Spiritual Impressions finds journeyman pianist James Weidman wading through the deep waters, alternately troubled and joyful, of African-American spirituals. He imbues these gems with driving grooves, some intriguing reharmonizations and bracing solos. All serve to freshen up enduring pieces that remain deeply meaningful to so many.
Weidman, best known as a sideman with the likes of Cassandra Wilson, Joe Lovano and the late Abbey Lincoln and Kevin Mahogany, makes a superb match with gospel-rooted singer Ruth Naomi Floyd, for whom the pianist has produced and arranged several recordings. She’s a natural, embodying the spirituals’ simultaneous reference to spiritual bliss and the struggles associated with slavery and its aftermath.

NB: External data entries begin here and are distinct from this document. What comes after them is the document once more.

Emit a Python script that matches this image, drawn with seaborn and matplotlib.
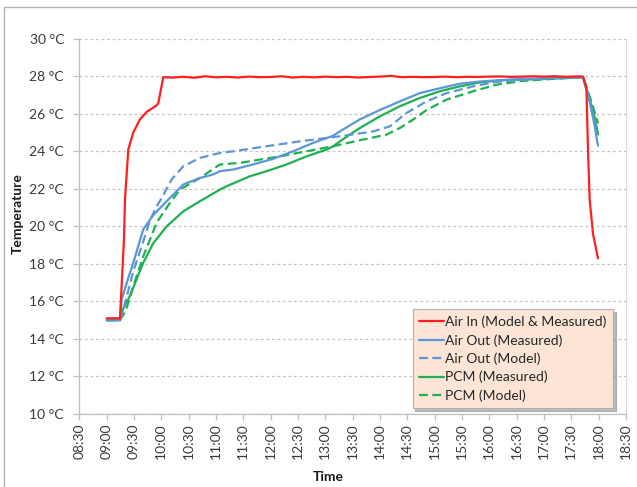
import matplotlib
matplotlib.use("Agg")
import matplotlib.pyplot as plt
import matplotlib.ticker as mticker
from matplotlib.lines import Line2D
import seaborn as sns
import pandas as pd

# ---- data (time in decimal hours, temperature in °C) ----
air_in_t = [9.0, 9.244, 9.317, 9.335, 9.396, 9.487, 9.609, 9.732, 9.915, 9.944, 10.036,
            10.2, 10.4, 10.6, 10.8, 11.0, 11.2, 11.4, 11.6, 11.8, 12.0, 12.2, 12.4, 12.6,
            12.8, 13.0, 13.2, 13.4, 13.6, 13.8, 14.0, 14.2, 14.4, 14.6, 14.8, 15.0, 15.2,
            15.4, 15.6, 15.8, 16.0, 16.2, 16.4, 16.6, 16.8, 17.0, 17.2, 17.4, 17.6, 17.714,
            17.776, 17.805, 17.836, 17.897, 17.988]
air_in_T = [15.1, 15.1, 19.3, 21.4, 24.1, 25.0, 25.7, 26.1, 26.45, 26.56, 27.95,
            27.93, 27.97, 27.92, 28.0, 27.94, 27.97, 27.93, 27.98, 27.95, 27.96, 28.0, 27.93,
            27.97, 27.94, 27.98, 27.95, 27.97, 27.93, 27.96, 27.98, 28.02, 27.95, 27.97,
            27.95, 27.96, 27.98, 27.95, 27.97, 27.96, 27.98, 27.99, 27.97, 27.98, 28.0,
            27.98, 28.0, 27.97, 27.99, 27.98,
            27.4, 24.1, 21.4, 19.6, 18.3]

air_out_meas_t = [9.0, 9.244, 9.275, 9.39, 9.487, 9.67, 9.853, 10.098, 10.401, 10.707,
                  10.944, 11.072, 11.315, 11.681, 12.047, 12.412, 12.778, 13.143, 13.266,
                  13.631, 13.997, 14.363, 14.728, 15.094, 15.459, 15.825, 16.131, 16.557,
                  17.1, 17.714, 17.836, 17.93, 17.988]
air_out_meas_T = [15.0, 15.0, 16.1, 17.2, 18.06, 19.84, 20.6, 21.34, 22.23, 22.58,
                  22.76, 22.94, 23.03, 23.3, 23.6, 24.0, 24.45, 24.83, 25.06,
                  25.7, 26.2, 26.66, 27.1, 27.36, 27.6, 27.72, 27.78, 27.85,
                  27.9, 27.95, 26.7, 25.3, 24.3]

air_out_model_t = [9.0, 9.244, 9.3, 9.487, 9.67, 9.792, 9.9, 10.006, 10.189, 10.401, 10.707,
                   11.072, 11.315, 11.926, 12.535, 13.023, 13.266, 13.875, 14.18, 14.485,
                   14.851, 15.216, 15.703, 16.131, 16.557, 17.1, 17.714, 17.836, 17.959]
air_out_model_T = [15.0, 15.0, 15.5, 17.6, 19.2, 20.3, 21.0, 21.5, 22.5, 23.2, 23.65,
                   23.91, 24.0, 24.27, 24.53, 24.71, 24.8, 25.06, 25.33, 26.04,
                   26.66, 27.1, 27.46, 27.7, 27.8, 27.9, 27.95, 26.6, 25.2]

pcm_meas_t = [9.0, 9.244, 9.3, 9.427, 9.67, 9.853, 10.098, 10.401, 10.707, 11.072,
              11.195, 11.621, 11.926, 12.292, 12.657, 13.023, 13.143, 13.3, 13.631,
              13.997, 14.363, 14.728, 15.094, 15.459, 15.825, 16.3, 17.0, 17.714,
              17.836, 17.93, 17.988]
pcm_meas_T = [15.0, 15.0, 15.6, 16.3, 18.06, 19.1, 20.0, 20.8, 21.34, 21.96,
              22.14, 22.67, 22.94, 23.3, 23.73, 24.09, 24.27, 24.6, 25.24,
              25.86, 26.4, 26.84, 27.2, 27.46, 27.67, 27.8, 27.85, 27.95,
              26.8, 25.8, 24.9]

pcm_model_t = [9.0, 9.244, 9.35, 9.487, 9.67, 9.915, 10.158, 10.341, 10.707, 11.072,
               11.438, 11.804, 12.169, 12.657, 13.143, 13.631, 14.12, 14.363, 14.606,
               14.851, 15.216, 15.703, 16.131, 16.6, 17.1, 17.714, 17.85, 17.988]
pcm_model_T = [15.0, 15.0, 15.5, 16.8, 18.4, 20.2, 21.25, 21.96, 22.58, 23.3,
               23.38, 23.56, 23.73, 24.0, 24.27, 24.59, 24.89, 25.24, 25.69,
               26.2, 26.75, 27.2, 27.55, 27.75, 27.85, 27.95, 26.8, 25.5]

labels = ["Air In (Model & Measured)", "Air Out (Measured)", "Air Out (Model)",
          "PCM (Measured)", "PCM (Model)"]
y_ticks = [10, 12, 14, 16, 18, 20, 22, 24, 26, 28, 30]

# ---- style ----
sns.set_theme(style="white")
plt.rcParams['font.family'] = ['Lato', 'DejaVu Sans']

RED = "#FF1F1F"
BLUE = "#5B96D8"
GREEN = "#1FB050"
DASH = (0, (4, 2))

fig = plt.figure(figsize=(6.37, 4.87), dpi=100)
fig.patch.set_facecolor("white")
ax = fig.add_axes([0.1245, 0.1499, 0.8582, 0.7706])

series = [
    (labels[0], air_in_t, air_in_T, RED, "-"),
    (labels[1], air_out_meas_t, air_out_meas_T, BLUE, "-"),
    (labels[2], air_out_model_t, air_out_model_T, BLUE, DASH),
    (labels[3], pcm_meas_t, pcm_meas_T, GREEN, "-"),
    (labels[4], pcm_model_t, pcm_model_T, GREEN, DASH),
]
# draw in order so that red is on top like the reference
for lab, t, T, c, ls in [series[4], series[3], series[2], series[1], series[0]]:
    df = pd.DataFrame({"time": t, "temp": T})
    sns.lineplot(data=df, x="time", y="temp", ax=ax, color=c, linewidth=1.6,
                 linestyle=ls, estimator=None, sort=False, legend=False)

ax.set_xlim(8.5, 18.5)
ax.set_ylim(10, 30)
ax.set_xticks([8.5 + 0.5 * i for i in range(21)])
ax.set_yticks(y_ticks)
ax.xaxis.set_major_formatter(mticker.FuncFormatter(
    lambda v, p: f"{int(v):02d}:{int(round((v % 1) * 60)):02d}"))
ax.yaxis.set_major_formatter(mticker.FuncFormatter(lambda v, p: f"{int(round(v))} °C"))

ax.yaxis.grid(True, color="#c4c4c4", linestyle=(0, (2.2, 2.2)), linewidth=0.9)
ax.xaxis.grid(False)
ax.set_axisbelow(True)

for s in ["left", "bottom"]:
    ax.spines[s].set_color("#bfbfbf")
    ax.spines[s].set_linewidth(0.9)
ax.spines["right"].set_color("#d9d9d9")
ax.spines["right"].set_linewidth(0.9)
ax.spines["top"].set_visible(False)

ax.tick_params(axis="both", which="major", bottom=True, left=True, direction="out",
               length=4, width=0.9, color="#bfbfbf", labelsize=10, labelcolor="#3a3a3a")
ax.tick_params(axis="y", pad=7)
ax.tick_params(axis="x", pad=2.5, labelrotation=90)

ax.set_xlabel("Time", fontweight="bold", fontsize=10, color="#1a1a1a")
ax.set_ylabel("Temperature", fontweight="bold", fontsize=10, color="#1a1a1a")
ax.xaxis.set_label_coords(0.455, -0.152)
ax.yaxis.set_label_coords(-0.101, 0.533)

handles = [Line2D([], [], color=c, lw=1.6, linestyle=ls) for _, _, _, c, ls in series]
leg = ax.legend(handles, labels, loc="lower right", bbox_to_anchor=(0.976, 0.016),
                frameon=True, fancybox=False,
                shadow={"color": "#8c8c8c", "alpha": 0.6},
                facecolor="#FCE4D6", edgecolor="#b0b0b0", fontsize=10,
                handlelength=1.8, handletextpad=0.1, labelspacing=0.42,
                borderpad=0.45, borderaxespad=0)
leg.get_frame().set_linewidth(0.8)
for txt in leg.get_texts():
    txt.set_color("#262626")

# outer chart-area border (top and left visible in the reference)
fig.add_artist(Line2D([4 / 637, 1.0], [1 - 7 / 487, 1 - 7 / 487],
                      transform=fig.transFigure, color="#b3b3b3", lw=1))
fig.add_artist(Line2D([4 / 637, 4 / 637], [0.0, 1 - 7 / 487],
                      transform=fig.transFigure, color="#b3b3b3", lw=1))

fig.savefig("out.png", dpi=100)
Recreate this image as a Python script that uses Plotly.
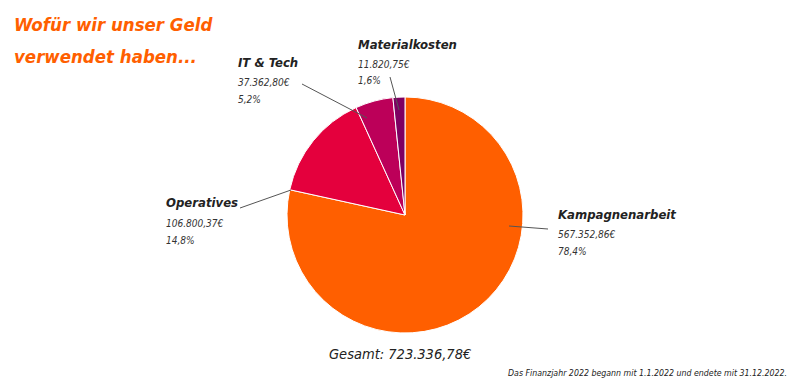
import plotly.graph_objects as go

categories = ["Kampagnenarbeit", "Operatives", "IT & Tech", "Materialkosten"]
amounts = [567352.86, 106800.37, 37362.80, 11820.75]
colors = ["#FF5F00", "#E4003D", "#BC0059", "#7E0062"]

title_lines = ["Wofür wir unser Geld", "verwendet haben..."]
footnote = "Das Finanzjahr 2022 begann mit 1.1.2022 und endete mit 31.12.2022."

total = sum(amounts)


def de_money(v):
    s = f"{v:,.2f}"
    return s.replace(",", "X").replace(".", ",").replace("X", ".") + "€"


def de_pct(v):
    return f"{v:.1f}".replace(".", ",") + "%"


W, H = 800, 385
FONT = "DejaVu Sans Condensed, Liberation Sans Narrow, Roboto, sans-serif"

# label layout (pixel positions): name anchor x, name y, line start, line end
label_layout = {
    "Kampagnenarbeit": dict(x=556, y=214, line=((509, 226), (548, 229))),
    "Operatives": dict(x=164, y=203, line=((291, 190), (240, 208))),
    "IT & Tech": dict(x=236, y=63, line=((367, 118), (302, 84))),
    "Materialkosten": dict(x=356, y=44, line=((399, 110), (390, 77))),
}


def px(x):
    return x / W


def py(y):
    return 1 - y / H


cx, cy, r = 405, 215, 118

fig = go.Figure(go.Pie(
    labels=categories,
    values=amounts,
    marker=dict(colors=colors, line=dict(color="white", width=1)),
    sort=False,
    direction="clockwise",
    rotation=0,
    textinfo="none",
    hoverinfo="label+value+percent",
    domain=dict(x=[px(cx - r), px(cx + r)], y=[py(cy + r), py(cy - r)]),
    showlegend=False,
))

annotations = []
shapes = []
for cat, amt in zip(categories, amounts):
    L = label_layout[cat]
    annotations.append(dict(
        x=px(L["x"]), y=py(L["y"]), xref="paper", yref="paper",
        xanchor="left", yanchor="middle", showarrow=False,
        text=f"<b><i>{cat}</i></b>",
        font=dict(family=FONT, size=13, color="#222222"),
    ))
    for k, line in enumerate([de_money(amt), de_pct(amt / total * 100)]):
        annotations.append(dict(
            x=px(L["x"]), y=py(L["y"] + 20 + 17 * k), xref="paper", yref="paper",
            xanchor="left", yanchor="middle", showarrow=False,
            text=f"<i>{line}</i>",
            font=dict(family=FONT, size=10, color="#333333"),
        ))
    (x0, y0), (x1, y1) = L["line"]
    shapes.append(dict(type="line", xref="paper", yref="paper",
                       x0=px(x0), y0=py(y0), x1=px(x1), y1=py(y1),
                       line=dict(color="#555555", width=1)))

for i, t in enumerate(title_lines):
    annotations.append(dict(
        x=px(12), y=py(24 + i * 33), xref="paper", yref="paper",
        xanchor="left", yanchor="middle", showarrow=False,
        text=f"<b><i>{t}</i></b>",
        font=dict(family=FONT, size=18.5, color="#FF5F00"),
    ))

annotations.append(dict(
    x=px(400), y=py(354), xref="paper", yref="paper",
    xanchor="center", yanchor="middle", showarrow=False,
    text=f"<i>Gesamt: {de_money(total)}</i>",
    font=dict(family=FONT, size=14.5, color="#222222"),
))
annotations.append(dict(
    x=px(789), y=py(373), xref="paper", yref="paper",
    xanchor="right", yanchor="middle", showarrow=False,
    text=f"<i>{footnote}</i>",
    font=dict(family=FONT, size=8.75, color="#222222"),
))

fig.update_layout(
    width=W, height=H,
    margin=dict(l=0, r=0, t=0, b=0),
    paper_bgcolor="white", plot_bgcolor="white",
    annotations=annotations, shapes=shapes,
)

fig.write_html("out.html", config={"displayModeBar": False},
               post_script="document.body.style.margin='0';")
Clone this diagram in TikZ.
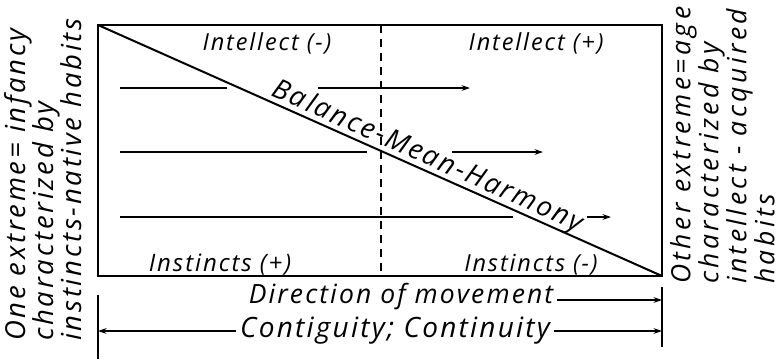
\documentclass[tikz,border=0pt]{standalone}
\usepackage{fontspec}
\setmainfont{Open Sans}[LetterSpace=8]
\usetikzlibrary{arrows.meta,positioning,calc}

\begin{document}
\begin{tikzpicture}[x=1pt, y=1pt,
  lbl/.style={font=\itshape\fontsize{#1}{#1}\selectfont, inner sep=0pt},
  lbl/.default=24,
  side/.style 2 args={font=\itshape\fontsize{#1}{28}\selectfont\addfontfeatures{LetterSpace=#2},
    inner sep=0pt, rotate=90, align=left, anchor=north west},
  frame/.style={line width=2pt},
  track/.style={line width=1.2pt},
  arrow/.style={track, -{Stealth[length=3mm, width=2mm]}},
]
  \useasboundingbox (0,0) rectangle (783,-359);

  % the box and its diagonal
  \coordinate (tl) at (98,-25);
  \coordinate (br) at (662,-276);
  \coordinate (midtop) at (381,-25);
  \coordinate (midbot) at (381,-276);
  \draw[frame] (tl) rectangle (br);
  \draw[frame] (tl) -- node[lbl=27.5, pos=0.575, sloped, anchor=base, yshift=6pt] (bmh) {Balance-Mean-Harmony} (br);
  \draw[frame, dash pattern=on 8pt off 6pt] (midtop) -- (midbot);

  \node[lbl=23.5] (intm) at (267,-43) {Intellect (-)};
  \node[lbl=23.5] (intp) at (536,-43) {Intellect (+)};
  \node[lbl=24] (insp) at (220,-265) {Instincts (+)};
  \node[lbl=23.5] (insm) at (531,-265) {Instincts (-)};

  % movement lines
  \coordinate (a1) at (120,-88);  \coordinate (a2) at (227,-88);
  \coordinate (a3) at (318,-88);  \coordinate (a4) at (470,-88);
  \coordinate (b1) at (120,-152); \coordinate (b2) at (367,-152);
  \coordinate (b3) at (452,-152); \coordinate (b4) at (543,-152);
  \coordinate (c1) at (120,-217); \coordinate (c2) at (513,-217);
  \coordinate (c3) at (587,-217); \coordinate (c4) at (611,-217);
  \draw[track] (a1) -- (a2);
  \draw[arrow] (a3) -- (a4);
  \draw[track] (b1) -- (b2);
  \draw[arrow] (b3) -- (b4);
  \draw[track] (c1) -- (c2);
  \draw[arrow] (c3) -- (c4);

  % the two extremes
  \node[side={27.5}{10}] (young) at (4,-341) {One extreme= infancy\\characterized by\\instincts-native habits};
  \node[side={26.5}{13}] (old) at (670,-284) {Other extreme=age\\characterized by\\intellect - acquired\\habits};

  % scale below
  \coordinate (lt1) at (98,-295);  \coordinate (lt2) at (98,-359);
  \coordinate (rt1) at (662,-287); \coordinate (rt2) at (662,-347);
  \coordinate (dirend) at (662,-300);
  \coordinate (conl) at (98,-331);
  \coordinate (conr) at (662,-331);
  \draw[frame] (lt1) -- (lt2);
  \draw[frame] (rt1) -- (rt2);
  \node[lbl=26.5] (dir) at (401,-297) {Direction of movement};
  \node[lbl=28] (cont) at (395,-331) {Contiguity; Continuity};
  \draw[arrow] ($(dir.east)+(4,-3)$) -- (dirend);
  \draw[arrow] ($(cont.west)+(-4,0)$) -- (conl);
  \draw[arrow] ($(cont.east)+(4,0)$) -- (conr);
\end{tikzpicture}
\end{document}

The opening track, “Didn’t My Lord Deliver Daniel,” begins with sticky Caribbean-tinted rhythms provided by bassist Harvie S and drummer Vince Ector, as Floyd relates the Old Testament tale of Daniel in the lion’s den. The tune later shifts to earthy acoustic swing, for improvisations by Weidman and saxophonist Anthony Nelson. A similarly syncopated groove undergirds “Joshua Fit the Battle of Jericho,” which winds its way into Nelson’s urgent tenor turn.
“Deep River” unfolds as a stately stroll, topped with Nelson’s flute incantations, before shifting to laidback swing that feeds extended solos by Weidman and Nelson. Weidman’s own brief “Prelude to Freedom (Troubled Waters),” with Nelson on soprano saxophone, abuts a lightly funky “Wade in the Water.” On the sparse “No Hiding Place,” Weidman’s weaving melodica lines spar with Nelson’s tenor bursts over lean rhythm-section moves. Weidman demonstrates his prowess as a composer on “African Spirals,” all hypnotic groove and slow-twisting melodies, and effectively caps the moving set of music with an unaccompanied “Walk Together, Children.”